Writing serves as my salve for grief. And today, I write to overcome the sadness threatening to envelop me.
The mass shooting in Orlando hit me hard. Maybe because I lived near Orlando for thirty years. Maybe because the death of so many in one place horrified me. Maybe because someone with mental health issues purchased an assault weapon days before. Maybe because hatred could be so strong toward people of a particular race, religion, or sexual orientation that it caused so many people to die–people who were simply enjoying a good time together.
Maybe all of the above made me cry for two days afterward anytime I saw media coverage. My heart is heavy and my prayers are for all the victims, survivors, and their loved ones.
Years ago, during the first wave of the AIDs epidemic in this country, I watched as friends and relatives ran away the gay community. Sons and daughters were left to die alone from a disease that had yet to find drugs to fight it. It happened in my own family. My uncle and aunt refused to go to their son’s bedside or to even attend his funeral all because they couldn’t accept him and his choices. His story haunted me for years until I decided to put it all together in a fictional format, in hopes of showing others how incredibly fruitless it is to shun our loved ones.

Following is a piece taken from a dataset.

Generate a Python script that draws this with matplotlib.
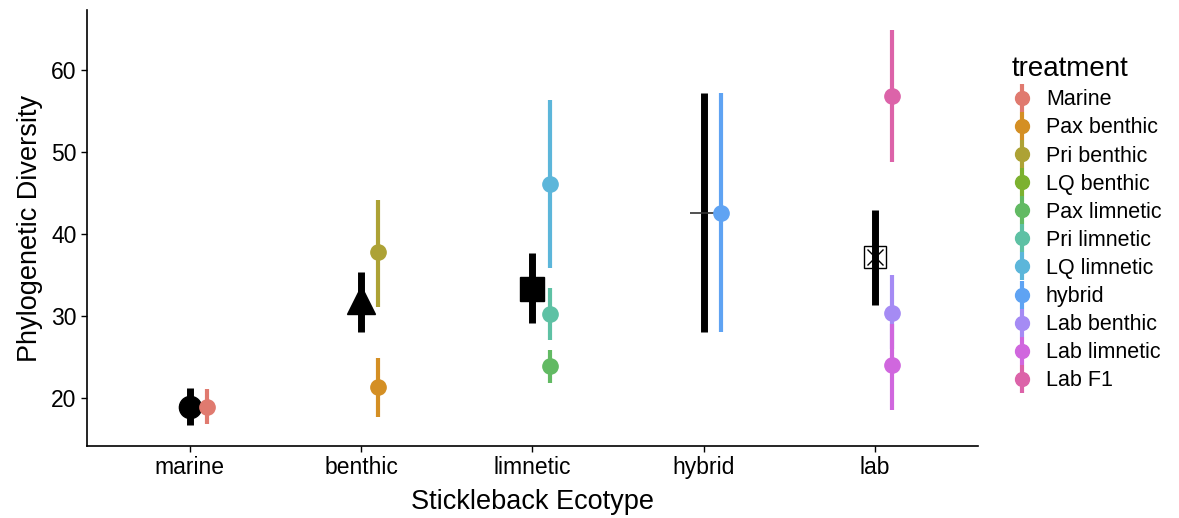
import numpy as np
import matplotlib
matplotlib.use("Agg")
import matplotlib.pyplot as plt
from matplotlib.lines import Line2D
from matplotlib.legend_handler import HandlerTuple

plt.rcParams['font.family'] = ['Liberation Sans', 'DejaVu Sans']

# ecotype summary (black)
ecotypes = ['marine', 'benthic', 'limnetic', 'hybrid', 'lab']
eco_mean = [18.9, 32.0, 33.3, 42.6, 37.2]
eco_lo = [16.7, 28.0, 29.1, 28.0, 31.3]
eco_hi = [21.2, 35.4, 37.7, 57.2, 42.9]

# treatment summary (coloured)
treatments = ['Marine', 'Pax benthic', 'Pri benthic', 'LQ benthic', 'Pax limnetic',
              'Pri limnetic', 'LQ limnetic', 'hybrid', 'Lab benthic', 'Lab limnetic', 'Lab F1']
treat_eco = [0, 1, 1, 1, 2, 2, 2, 3, 4, 4, 4]
treat_mean = [18.9, 21.3, 37.8, np.nan, 23.9, 30.2, 46.1, 42.6, 30.4, 24.0, 56.8]
treat_lo = [16.8, 17.7, 31.1, np.nan, 21.8, 27.1, 35.9, 28.0, 26.0, 18.5, 48.8]
treat_hi = [21.1, 24.9, 44.1, np.nan, 25.9, 33.4, 56.3, 57.2, 35.0, 29.0, 64.9]

colors = ['#E07A6F', '#D48F24', '#ADA235', '#7CB12F', '#62BA63', '#5EC1A4',
          '#5CB6DA', '#5FA3F3', '#A58BF4', '#D067DE', '#DC63A9']

fig = plt.figure(figsize=(11.79, 5.18), dpi=100)
ax = fig.add_axes([0.0738, 0.139, 0.7557, 0.8417])

# black ecotype bars + markers
x_eco = np.arange(1, len(ecotypes) + 1)
ax.vlines(x_eco, eco_lo, eco_hi, color='black', lw=5, zorder=2)
ax.plot(x_eco[0], eco_mean[0], 'o', color='black', ms=16, zorder=3)
ax.plot(x_eco[1], eco_mean[1], '^', color='black', ms=20, zorder=3)
ax.plot(x_eco[2], eco_mean[2], 's', color='black', ms=17, zorder=3)
ax.plot(x_eco[3], eco_mean[3], '_', color='#333333', ms=20, mew=1.2, zorder=3)
ax.plot(x_eco[4], eco_mean[4], 's', mfc='none', mec='black', ms=16, mew=1, zorder=3)
ax.plot(x_eco[4], eco_mean[4], 'x', color='black', ms=11, mew=1, zorder=3)

# coloured treatment bars
x_tr = np.array(treat_eco) + 1 + 0.1
for i in range(len(treatments)):
    if np.isnan(treat_mean[i]):
        continue
    ax.vlines(x_tr[i], treat_lo[i], treat_hi[i], color=colors[i], lw=3, zorder=4)
    ax.plot(x_tr[i], treat_mean[i], 'o', color=colors[i], ms=11, zorder=5)

ax.set_xlim(0.4, 5.6)
ax.set_ylim(14.15, 67.3)
ax.set_xticks(x_eco)
ax.set_xticklabels(ecotypes)
ax.set_yticks([20, 30, 40, 50, 60])
ax.tick_params(labelsize=16.5, length=4, width=1, colors='black')
for s in ['top', 'right']:
    ax.spines[s].set_visible(False)
for s in ['left', 'bottom']:
    ax.spines[s].set_linewidth(1.2)
ax.set_xlabel('Stickleback Ecotype', fontsize=19.5, labelpad=7)
ax.set_ylabel('Phylogenetic Diversity', fontsize=19.5, labelpad=6)

handles = []
for c in colors:
    handles.append((Line2D([], [], color=c, marker='|', ms=20, mew=3, ls='none'),
                    Line2D([], [], color=c, marker='o', ms=10, ls='none')))
leg = fig.legend(handles, treatments, handler_map={tuple: HandlerTuple(ndivide=1)},
                 loc='upper left', bbox_to_anchor=(0.8505, 0.908), frameon=False,
                 fontsize=15.5, title='treatment', title_fontsize=20, alignment='left',
                 handlelength=1.0, handletextpad=0.6, labelspacing=0.33,
                 borderaxespad=0)

fig.savefig('out.png', dpi=100)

The story involves my cousin, who did everything he could to prove to himself and his parents that he wasn’t homosexual. He married twice, but both marriages ended after only a couple of years, the first one worse than the second. The first wife took their son away and had my cousin sign away his rights of parenthood.
But then, my handsome charismatic cousin continued on his path to please his parents who measured success by who you knew and how much you made. Soon after the divorce, he began dating a beauty pageant queen from Wisconsin. When his then-girlfriend, Terry Anne Meeuwsen, was crowned Miss America in 1973, my aunt and uncle were beside themselves with pride for their only child. The pride continued to the Christmas wedding. My parents didn’t attend because they couldn’t afford the proper clothes for the event.
I found an article today in the Ocala Star Banner, giving a nod to the pride they felt. Click here to see.
However, the fairy tale wedding didn’t last very long, and he moved to California. Stories of his lymph node cancer drifted to me only after I would inquire about Tom’s well being. They didn’t go to his side, and it didn’t take a genius to know why and to understand what the euphemism “lymphoma” meant.
“He’s recovering now,” my aunt told me one day, as my uncle remained silent. It was their way of telling me they didn’t want to discuss him . Within a few months they had an update.
My cousin had died in California. His partner called asking my aunt and uncle to attend the memorial service. They refused despite their ability to very well afford a trip from Florida to California. The partner sent them a poem about Tom. I never saw it until after my uncle died, and my aunt presented it to me. She asked me to take it and keep it safe. She couldn’t look at it, but she didn’t want it destroyed either.
As an author, I eventually wrote about my cousin in my second novel, A Lethal Legacy. It was with the writing of this novel that I finally understood what writers meant when they said, “being in the flow” of a piece of writing. As I wrote the death scene, I closed my eyes and tears streamed down my face. My fingers flew across the keyboard without my knowledge. I was lost in the writing. Twenty years later, I still seek those moments of the “flow.”
Here’s the scene from A Lethal Legacy that gave me the first glimpse into the healing effect writing has on my soul. Today, I continue that legacy.
I slowly rose from my bed to get dressed. I would not let Gary die alone like my father. He would have those who loved him the most near him as we tried to make his passage from this world a safe one. After a lifetime of suffering, it was the least he deserved.
“Where’s Claire?” I asked Rick when I passed him in the hallway on my way to Gary’s room.
“Sitting by his bed. She won’t leave him now. His breathing has already started to change. There’s a rattle,” he said.
“Let’s go. From now on, we should always stay there with Claire, I think.”
“I agree,” Rick said.
We remained with Gary for the rest of the night. It was excruciating to sit in that room. We waited after each loud breath for the next one, dreading it, yet hoping it would come. As the night wore on, the breathing became more irregular.
Finally, around dawn with the new day emerging outside the shaded window of the bedroom, Gary took one last gasp of air, but he never let it out. He had gone from us, just as the night had slipped away, with little fanfare.
The first cry came from Rick who began rocking back and forth in his chair next to the bed. Claire had positioned herself on the other side standing near the head of the bed resting her cheek on Gary’s forehead as he breathed for the last time. The tears slid down her face as I went to stand next to her, trying not to let the sob escape from my throat. We stood motionless for an eternity each thinking our private thoughts of the man who could finally rest in peace in a place where demons no longer tortured young men, where fathers cared, and where acceptance came as naturally as living on this earth.